WRITTEN TASK:
The data below should be restated word for word, with every picture omitted.

SOURCE MATERIAL:

-- BEGIN --

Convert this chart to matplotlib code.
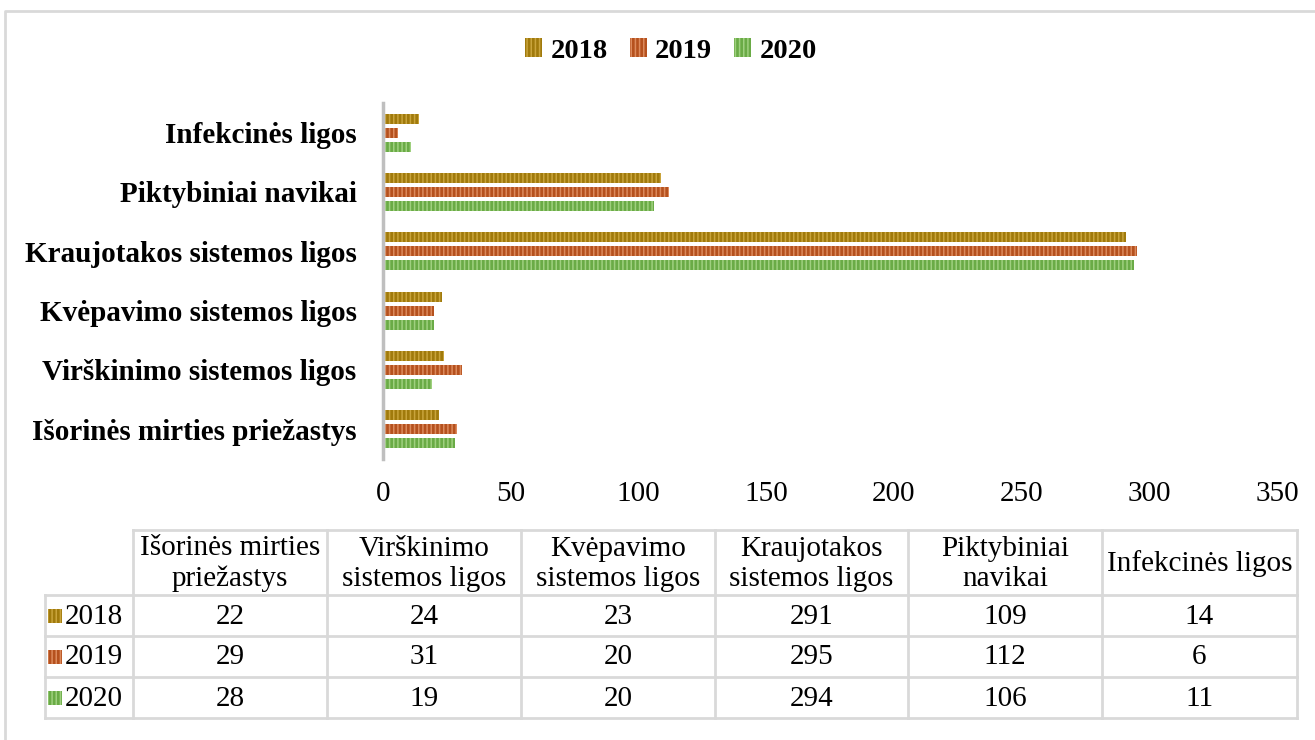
import numpy as np
import matplotlib
matplotlib.use("Agg")
import matplotlib.pyplot as plt
from matplotlib.patches import Rectangle

# data
categories = ["Išorinės mirties priežastys", "Virškinimo sistemos ligos",
              "Kvėpavimo sistemos ligos", "Kraujotakos sistemos ligos",
              "Piktybiniai navikai", "Infekcinės ligos"]
table_headers = ["Išorinės mirties\npriežastys", "Virškinimo\nsistemos ligos",
                 "Kvėpavimo\nsistemos ligos", "Kraujotakos\nsistemos ligos",
                 "Piktybiniai\nnavikai", "Infekcinės ligos"]
years = ["2018", "2019", "2020"]
v2018 = [22, 24, 23, 291, 109, 14]
v2019 = [29, 31, 20, 295, 112, 6]
v2020 = [28, 19, 20, 294, 106, 11]
series = [v2018, v2019, v2020]
xticks = [0, 50, 100, 150, 200, 250, 300, 350]

face = ["#a07a0c", "#b5511e", "#6aab46"]
stripe = ["#c9a43c", "#dc8a5c", "#9fd07f"]

plt.rcParams['font.family'] = ['Liberation Serif', 'DejaVu Serif']
plt.rcParams['hatch.linewidth'] = 1.1

W, H = 1315, 740
fig = plt.figure(figsize=(W / 100, H / 100), dpi=100)

# overlay axes in pixel coords for border and table
ov = fig.add_axes([0, 0, 1, 1])
ov.set_xlim(0, W)
ov.set_ylim(H, 0)
ov.axis("off")
ov.plot([5, 5, W], [H, 11, 11], color="#d9d9d9", lw=2)

ax = fig.add_axes([383 / W, 1 - 459 / H, (1277 - 383) / W, (459 - 103) / H])
y = np.arange(len(categories))
off = [0.236, 0.0, -0.236]
for i in range(3):
    ax.barh(y + off[i], series[i], height=0.165, color=face[i],
            edgecolor=stripe[i], hatch="||||", linewidth=0, label=years[i])
ax.set_xlim(0, 350)
ax.set_ylim(-0.5, len(categories) - 0.5)
ax.set_xticks(xticks)
ax.set_xticklabels([str(t) for t in xticks], fontsize=21)
ax.set_yticks(y)
ax.set_yticklabels(categories, fontsize=21, fontweight="bold")
ax.tick_params(length=0, axis="x", pad=16)
ax.tick_params(length=0, axis="y", pad=19)
for s in ["top", "right", "bottom"]:
    ax.spines[s].set_visible(False)
ax.spines["left"].set_color("#bfbfbf")
ax.spines["left"].set_linewidth(2.5)

leg = fig.legend(loc="center", bbox_to_anchor=(671 / W, 1 - 51 / H), ncol=3,
                 frameon=False, prop={"size": 20.5, "weight": "bold"},
                 handlelength=0.6, handleheight=0.6, handletextpad=0.3,
                 columnspacing=0.75)

# table
col_x = [45, 133, 327, 521, 715, 908, 1102, 1297]
row_y = [530, 595, 636, 677, 718]
lc = "#d9d9d9"
ov.plot([col_x[1], col_x[-1]], [row_y[0], row_y[0]], color=lc, lw=2)
for yy in row_y[1:]:
    ov.plot([col_x[0], col_x[-1]], [yy, yy], color=lc, lw=2)
for j, xx in enumerate(col_x):
    top = row_y[1] if j == 0 else row_y[0]
    ov.plot([xx, xx], [top, row_y[-1]], color=lc, lw=2)

for j, h in enumerate(table_headers):
    cx = (col_x[j + 1] + col_x[j + 2]) / 2
    ov.text(cx, (row_y[0] + row_y[1]) / 2 + 1, h, ha="center", va="center",
            fontsize=21, linespacing=1.2)
for i in range(3):
    cy = (row_y[i + 1] + row_y[i + 2]) / 2
    ov.add_patch(Rectangle((48, cy - 7), 14, 14, facecolor=face[i],
                           edgecolor=stripe[i], hatch="||||", linewidth=0))
    ov.text(65, cy + 1, years[i], ha="left", va="center", fontsize=21)
    for j, v in enumerate(series[i]):
        cx = (col_x[j + 1] + col_x[j + 2]) / 2
        ov.text(cx, cy + 1, str(v), ha="center", va="center", fontsize=21)

fig.savefig("out.png", dpi=100)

-- END --

ANSWER FOR THIS EXERCISE:
Convert this chart to matplotlib code.
import numpy as np
import matplotlib
matplotlib.use("Agg")
import matplotlib.pyplot as plt
from matplotlib.patches import Rectangle

# data
categories = ["Išorinės mirties priežastys", "Virškinimo sistemos ligos",
              "Kvėpavimo sistemos ligos", "Kraujotakos sistemos ligos",
              "Piktybiniai navikai", "Infekcinės ligos"]
table_headers = ["Išorinės mirties\npriežastys", "Virškinimo\nsistemos ligos",
                 "Kvėpavimo\nsistemos ligos", "Kraujotakos\nsistemos ligos",
                 "Piktybiniai\nnavikai", "Infekcinės ligos"]
years = ["2018", "2019", "2020"]
v2018 = [22, 24, 23, 291, 109, 14]
v2019 = [29, 31, 20, 295, 112, 6]
v2020 = [28, 19, 20, 294, 106, 11]
series = [v2018, v2019, v2020]
xticks = [0, 50, 100, 150, 200, 250, 300, 350]

face = ["#a07a0c", "#b5511e", "#6aab46"]
stripe = ["#c9a43c", "#dc8a5c", "#9fd07f"]

plt.rcParams['font.family'] = ['Liberation Serif', 'DejaVu Serif']
plt.rcParams['hatch.linewidth'] = 1.1

W, H = 1315, 740
fig = plt.figure(figsize=(W / 100, H / 100), dpi=100)

# overlay axes in pixel coords for border and table
ov = fig.add_axes([0, 0, 1, 1])
ov.set_xlim(0, W)
ov.set_ylim(H, 0)
ov.axis("off")
ov.plot([5, 5, W], [H, 11, 11], color="#d9d9d9", lw=2)

ax = fig.add_axes([383 / W, 1 - 459 / H, (1277 - 383) / W, (459 - 103) / H])
y = np.arange(len(categories))
off = [0.236, 0.0, -0.236]
for i in range(3):
    ax.barh(y + off[i], series[i], height=0.165, color=face[i],
            edgecolor=stripe[i], hatch="||||", linewidth=0, label=years[i])
ax.set_xlim(0, 350)
ax.set_ylim(-0.5, len(categories) - 0.5)
ax.set_xticks(xticks)
ax.set_xticklabels([str(t) for t in xticks], fontsize=21)
ax.set_yticks(y)
ax.set_yticklabels(categories, fontsize=21, fontweight="bold")
ax.tick_params(length=0, axis="x", pad=16)
ax.tick_params(length=0, axis="y", pad=19)
for s in ["top", "right", "bottom"]:
    ax.spines[s].set_visible(False)
ax.spines["left"].set_color("#bfbfbf")
ax.spines["left"].set_linewidth(2.5)

leg = fig.legend(loc="center", bbox_to_anchor=(671 / W, 1 - 51 / H), ncol=3,
                 frameon=False, prop={"size": 20.5, "weight": "bold"},
                 handlelength=0.6, handleheight=0.6, handletextpad=0.3,
                 columnspacing=0.75)

# table
col_x = [45, 133, 327, 521, 715, 908, 1102, 1297]
row_y = [530, 595, 636, 677, 718]
lc = "#d9d9d9"
ov.plot([col_x[1], col_x[-1]], [row_y[0], row_y[0]], color=lc, lw=2)
for yy in row_y[1:]:
    ov.plot([col_x[0], col_x[-1]], [yy, yy], color=lc, lw=2)
for j, xx in enumerate(col_x):
    top = row_y[1] if j == 0 else row_y[0]
    ov.plot([xx, xx], [top, row_y[-1]], color=lc, lw=2)

for j, h in enumerate(table_headers):
    cx = (col_x[j + 1] + col_x[j + 2]) / 2
    ov.text(cx, (row_y[0] + row_y[1]) / 2 + 1, h, ha="center", va="center",
            fontsize=21, linespacing=1.2)
for i in range(3):
    cy = (row_y[i + 1] + row_y[i + 2]) / 2
    ov.add_patch(Rectangle((48, cy - 7), 14, 14, facecolor=face[i],
                           edgecolor=stripe[i], hatch="||||", linewidth=0))
    ov.text(65, cy + 1, years[i], ha="left", va="center", fontsize=21)
    for j, v in enumerate(series[i]):
        cx = (col_x[j + 1] + col_x[j + 2]) / 2
        ov.text(cx, cy + 1, str(v), ha="center", va="center", fontsize=21)

fig.savefig("out.png", dpi=100)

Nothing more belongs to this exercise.